-------- MATERIAL FOR THIS EXERCISE --------

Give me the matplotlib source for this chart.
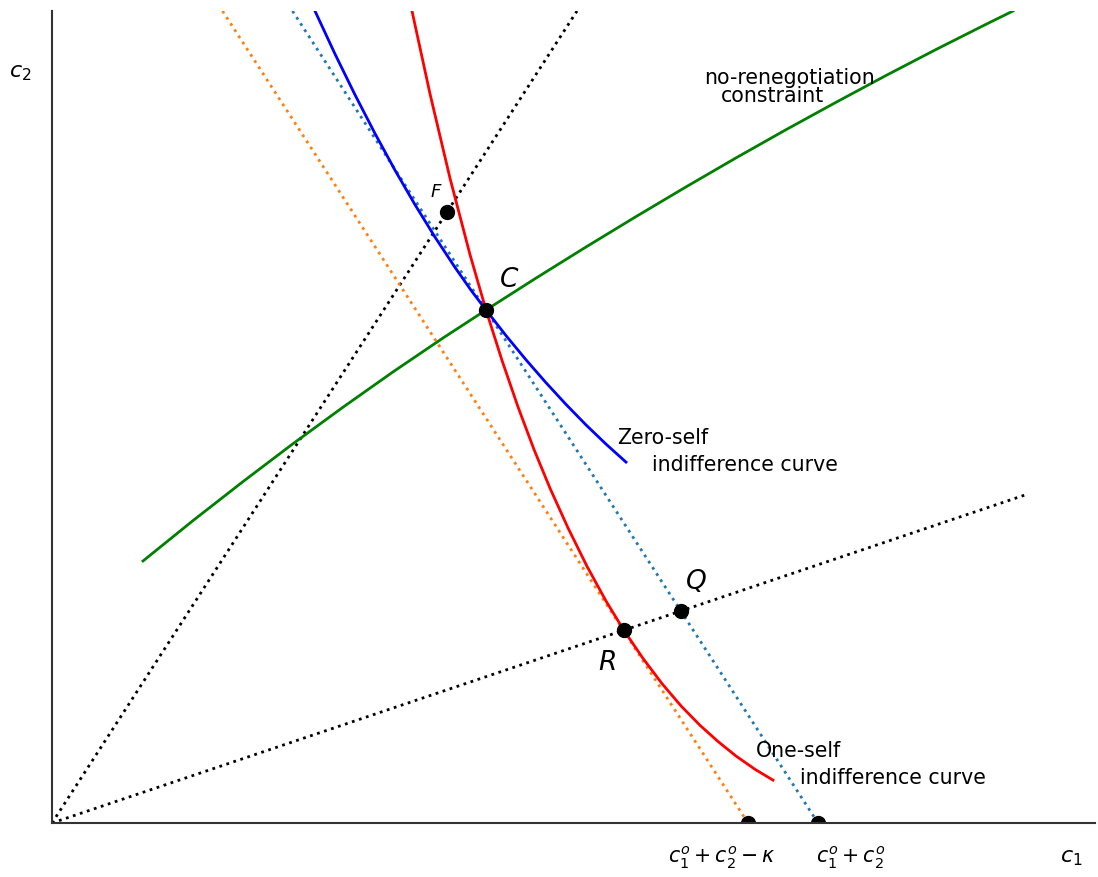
import matplotlib
matplotlib.use("Agg")
import matplotlib.pyplot as plt

# ---- data (units: 1 = 100 px) ----
green_x = [0.91, 1.41, 1.91, 2.41, 2.91, 3.41, 3.91, 4.34, 4.84, 5.34, 5.84, 6.34,
           6.84, 7.34, 7.84, 8.34, 8.84, 9.34, 9.61]
green_y = [2.62, 3.024, 3.414, 3.793, 4.158, 4.511, 4.85, 5.13, 5.449, 5.76, 6.064,
           6.361, 6.651, 6.933, 7.207, 7.475, 7.735, 7.987, 8.12]

blue_x = [2.63, 2.83, 3.03, 3.23, 3.43, 3.63, 3.83, 4.03, 4.19, 4.34, 4.54, 4.74,
          4.94, 5.14, 5.34, 5.54, 5.74]
blue_y = [8.12, 7.69, 7.282, 6.895, 6.528, 6.183, 5.859, 5.556, 5.328, 5.13, 4.874,
          4.632, 4.403, 4.186, 3.981, 3.789, 3.609]

red_x = [3.60, 3.78, 3.98, 4.18, 4.34, 4.50, 4.66, 4.82, 4.98, 5.16, 5.35, 5.54,
         5.72, 5.91, 6.10, 6.29, 6.48, 6.66, 6.84, 7.03, 7.21]
red_y = [8.12, 7.292, 6.448, 5.684, 5.13, 4.626, 4.161, 3.735, 3.348, 2.951, 2.567,
         2.22, 1.925, 1.646, 1.394, 1.171, 0.977, 0.815, 0.67, 0.537, 0.429]

budget_hi_x = [2.405, 7.66]   # dotted budget line c1+c2
budget_hi_y = [8.12, 0.0]
budget_lo_x = [1.705, 6.96]   # dotted budget line c1+c2-kappa
budget_lo_y = [8.12, 0.0]

ray1_x = [0.0, 5.25]
ray1_y = [0.0, 8.12]
ray2_x = [0.0, 9.73]
ray2_y = [0.0, 3.28]

pts_x = [4.34, 3.95, 6.29, 5.72, 6.96, 7.66]   # C, F, Q, R, two intercepts
pts_y = [5.13, 6.11, 2.12, 1.93, 0.0, 0.0]

fig = plt.figure(figsize=(10.98, 8.78), dpi=100)
ax = fig.add_axes([52 / 1098, 54 / 878, 1043 / 1098, 812 / 878])
ax.set_xlim(0, 10.43)
ax.set_ylim(0, 8.12)

ax.plot(ray1_x, ray1_y, ':', color='black', lw=2)
ax.plot(ray2_x, ray2_y, ':', color='black', lw=2)
ax.plot(budget_lo_x, budget_lo_y, ':', color='tab:orange', lw=2)
ax.plot(budget_hi_x, budget_hi_y, ':', color='tab:blue', lw=2)
ax.plot(green_x, green_y, color='green', lw=2)
ax.plot(blue_x, blue_y, color='blue', lw=2)
ax.plot(red_x, red_y, color='red', lw=2)
ax.plot(pts_x, pts_y, 'o', color='black', ms=10, zorder=5)

for s in ['top', 'right']:
    ax.spines[s].set_visible(False)
for s in ['left', 'bottom']:
    ax.spines[s].set_linewidth(1.5)
    ax.spines[s].set_color('#333333')
    ax.spines[s].set_zorder(6)
ax.set_xticks([])
ax.set_yticks([])

fs = 14.8
ax.text(6.52, 7.46, "no-renegotiation", fontsize=fs, va='center', ha='left')
ax.text(6.69, 7.28, "constraint", fontsize=fs, va='center', ha='left')
ax.text(5.65, 3.86, "Zero-self", fontsize=fs, va='center', ha='left')
ax.text(6.00, 3.59, "indifference curve", fontsize=fs, va='center', ha='left')
ax.text(7.04, 0.73, "One-self", fontsize=fs, va='center', ha='left')
ax.text(7.48, 0.46, "indifference curve", fontsize=fs, va='center', ha='left')

ax.text(4.57, 5.44, "$C$", fontsize=19, ha='center', va='center')
ax.text(3.84, 6.32, "$F$", fontsize=13, ha='center', va='center')
ax.text(6.44, 2.42, "$Q$", fontsize=19, ha='center', va='center')
ax.text(5.55, 1.61, "$R$", fontsize=19, ha='center', va='center')

ax.text(6.70, -0.34, r"$c_1^o + c_2^o - \kappa$", fontsize=fs, ha='center', va='center')
ax.text(7.99, -0.34, r"$c_1^o + c_2^o$", fontsize=fs, ha='center', va='center')
ax.text(10.19, -0.34, "$c_1$", fontsize=16, ha='center', va='center')
ax.text(-0.32, 7.51, "$c_2$", fontsize=16, ha='center', va='center')

fig.savefig("out.png", dpi=100)
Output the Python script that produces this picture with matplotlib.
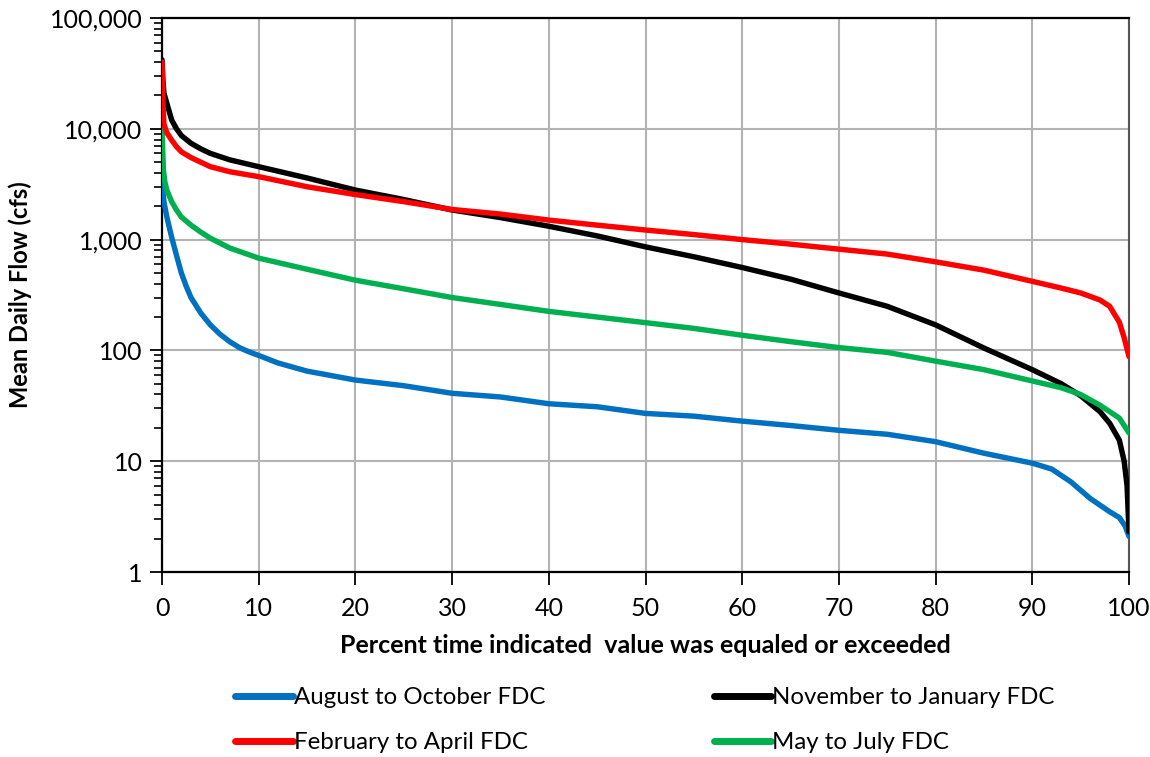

--------

[THE TASK] Skip every picture and return the lines above from the top through the one that contains "6.361, 6.651, 6.933, 7.207, 7.475, 7.735, 7.987, 8.12]".

[CORRECT OUTPUT]
Give me the matplotlib source for this chart.
import matplotlib
matplotlib.use("Agg")
import matplotlib.pyplot as plt

# ---- data (units: 1 = 100 px) ----
green_x = [0.91, 1.41, 1.91, 2.41, 2.91, 3.41, 3.91, 4.34, 4.84, 5.34, 5.84, 6.34,
           6.84, 7.34, 7.84, 8.34, 8.84, 9.34, 9.61]
green_y = [2.62, 3.024, 3.414, 3.793, 4.158, 4.511, 4.85, 5.13, 5.449, 5.76, 6.064,
           6.361, 6.651, 6.933, 7.207, 7.475, 7.735, 7.987, 8.12]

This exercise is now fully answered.